The public comment period opened on March 28 for each of the five Regional Advisory Council meetings and for the Utah Wildlife Board meeting. Public comments submitted within the online-comment timeframes listed below will be shared with the RAC and wildlife board members at each respective meeting. Members of the public can choose to either watch the meetings online or attend them in person. If you wish to comment during the meeting, you must attend in person. Online comments will only be accepted until the deadlines listed below.

The meetings will be held on the following dates and times:

  • Northern Utah RAC meeting: April 10 at 6 p.m. at the Weber County Commission Chambers at 2380 Washington Blvd. #240 in Ogden. (Online comments must be submitted by April 4 at 11:59 p.m.)

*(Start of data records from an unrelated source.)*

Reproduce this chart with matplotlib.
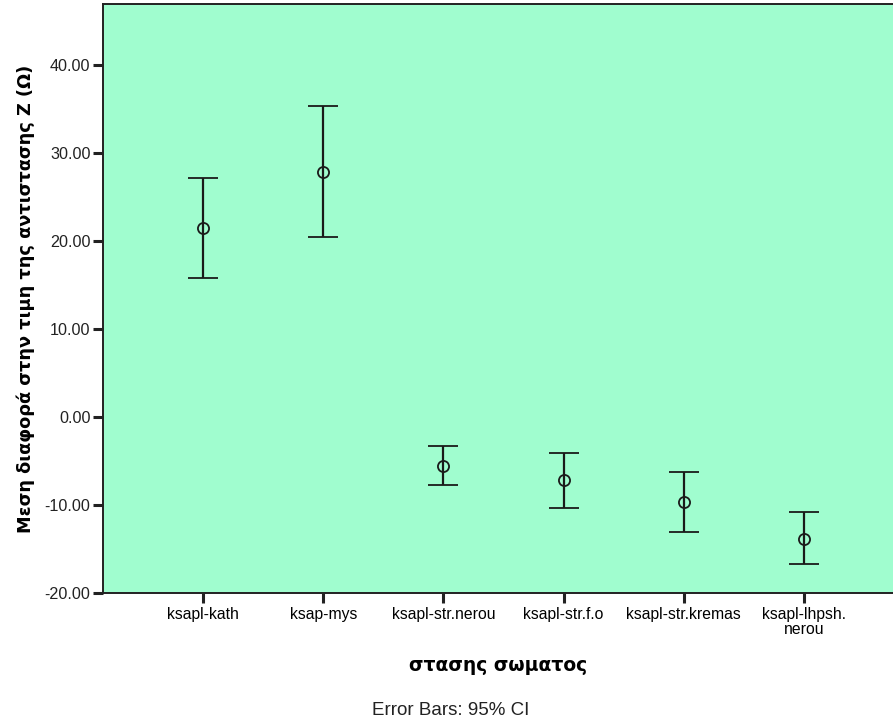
import matplotlib
matplotlib.use("Agg")
import matplotlib.pyplot as plt

plt.rcParams['font.family'] = ['Liberation Sans', 'DejaVu Sans']

categories = ["ksapl-kath", "ksap-mys", "ksapl-str.nerou", "ksapl-str.f.o",
              "ksapl-str.kremas", "ksapl-lhpsh.\nnerou"]
means = [21.47, 27.86, -5.55, -7.18, -9.65, -13.90]
ci_upper = [27.10, 35.33, -3.30, -4.13, -6.30, -10.78]
ci_lower = [15.78, 20.45, -7.74, -10.29, -13.02, -16.74]
yticks = [-20, -10, 0, 10, 20, 30, 40]

fig = plt.figure(figsize=(8.93, 7.23), dpi=100)
ax = fig.add_axes([0.1153, 0.1798, 0.8847, 0.8147])
ax.set_facecolor('#a0fdcf')

pos = list(range(len(categories)))
err_lo = [m - lo for m, lo in zip(means, ci_lower)]
err_hi = [hi - m for m, hi in zip(means, ci_upper)]
ax.errorbar(pos, means, yerr=[err_lo, err_hi], fmt='o', color='#1a1a1a',
            ecolor='#1a1a1a', elinewidth=1.6, capsize=11, capthick=1.6,
            markersize=8, markerfacecolor='none', markeredgewidth=1.3)

ax.set_xlim(-0.833, 5.74)
ax.set_ylim(-20, 46.9)
ax.set_xticks(pos)
ax.set_xticklabels(categories, fontsize=11.3, linespacing=1.0)
ax.set_yticks(yticks)
ax.set_yticklabels(["%.2f" % v for v in yticks], fontsize=11.6, color='#222222')
ax.tick_params(axis='both', direction='out', length=7, width=2.2, color='#222222')
ax.tick_params(axis='x', pad=3)
ax.tick_params(axis='y', pad=2)

for s in ['left', 'bottom', 'top']:
    ax.spines[s].set_linewidth(1.4)
    ax.spines[s].set_color('#222222')
ax.spines['right'].set_visible(False)

ax.set_ylabel("Μεση διαφορά στην τιμη της αντιστασης Z (Ω)", fontsize=12.8,
              fontweight='bold', family='DejaVu Sans', labelpad=7)
ax.set_xlabel("στασης σωματος", fontsize=13.5, fontweight='bold',
              family='DejaVu Sans', labelpad=14)

fig.text(0.505, 0.017, "Error Bars: 95% CI", ha='center', va='center', fontsize=13.5,
         color='#222222')

fig.savefig("out.png", dpi=100)
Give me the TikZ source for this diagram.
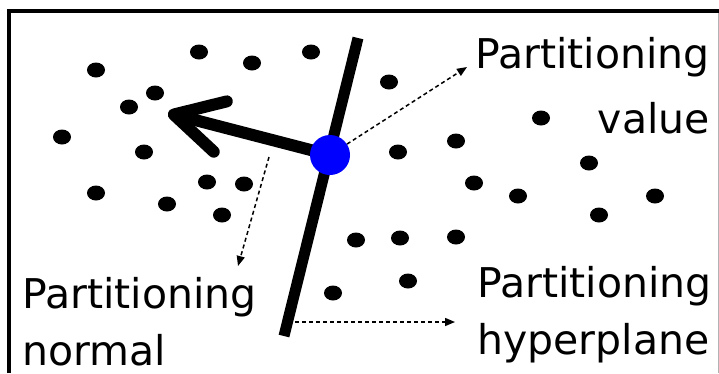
\documentclass[tikz,border=0pt]{standalone}
\usepackage{fontspec}
\setmainfont{DejaVu Sans}
\usetikzlibrary{arrows.meta}
\begin{document}
\begin{tikzpicture}[x=1pt,y=-1pt,
  lbl/.style={font=\fontsize{41}{57}\selectfont,inner sep=0pt},
  hint/.style={dash pattern=on 4pt off 3pt,line width=1.5pt,-{Triangle[length=10pt,width=8pt]}},
  point/.style={circle,fill=blue,minimum size=40pt,inner sep=0pt}]
\useasboundingbox (0,0) rectangle (719,373);
\draw[line width=4pt] (8.7,373) -- (8.7,11.3) -- (719,11.3);
\draw[gray!60,line width=1pt] (718.5,13) -- (718.5,373);
\foreach \x/\y in {96/70,199/52,252/63,311/52,155/93,129/107,62/137,144/152,
  96/193,167/204,207/182,244/184,222/215,389/82,541/118,456/141,398/152,
  589/163,474/183,518/196,655/196,599/215,356/240,400/238,456/237,333/293,408/281} {
  \fill (\x,\y) ellipse (9 and 7.5);
}
\draw[line width=11pt] (284,336) -- (358,38);
\coordinate (c) at (330,155);
\coordinate (ntip) at (168,113);
\draw[line width=12pt,-{Straight Barb[length=48pt,width=52pt,round]}] (c) -- (ntip);
\node[point] (pv) at (c) {};
\node[lbl,align=right,anchor=base east] (valuelbl) at (710,133) {Partitioning\\[8pt]value};
\node[lbl,align=left,anchor=base west] (normallbl) at (22,365) {Partitioning\\normal};
\node[lbl,align=left,anchor=base west] (planelbl) at (477,354) {Partitioning\\hyperplane};
\coordinate (vtip) at (467,67);
\coordinate (nfrom) at (269,157);
\coordinate (ntip2) at (238,266);
\coordinate (hfrom) at (295,322);
\coordinate (htip) at (455,322);
\draw[hint] (pv) -- (vtip);
\draw[hint] (nfrom) -- (ntip2);
\draw[hint] (hfrom) -- (htip);
\end{tikzpicture}
\end{document}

  • Central Utah RAC meeting: April 11 at 6 p.m. at the DWR Springville Office at 1115 N. Main St. in Springville. (Online comments must be submitted by April 4 at 11:59 p.m.)
  • Southern Utah RAC meeting: April 16 at 6 p.m. in the Gilbert Great Hall (room 203) of the R. Haze Hunter Alumni Center at Southern Utah University at 405 W. University Blvd. in Cedar City. (Online comments must be submitted by April 10 at 11:59 p.m.)
  • Southeastern Utah RAC meeting: April 17 at 6 p.m. at the John Wesley Powell Museum at 1765 E. Main St. in Green River. (Online comments must be submitted by April 10 at 11:59 p.m.)
  • Northeastern Utah RAC meeting: April 18 at 6 p.m. at the DWR Vernal Office at 318 N. Vernal Ave. (Online comments must be submitted by April 10 at 11:59 p.m.)
  • Utah Wildlife Board meeting: May 2 at 9 a.m. at the Eccles Wildlife Education Center at 1157 South Waterfowl Way in Farmington. (Online comments must be submitted by April 25 at 11:59 p.m.)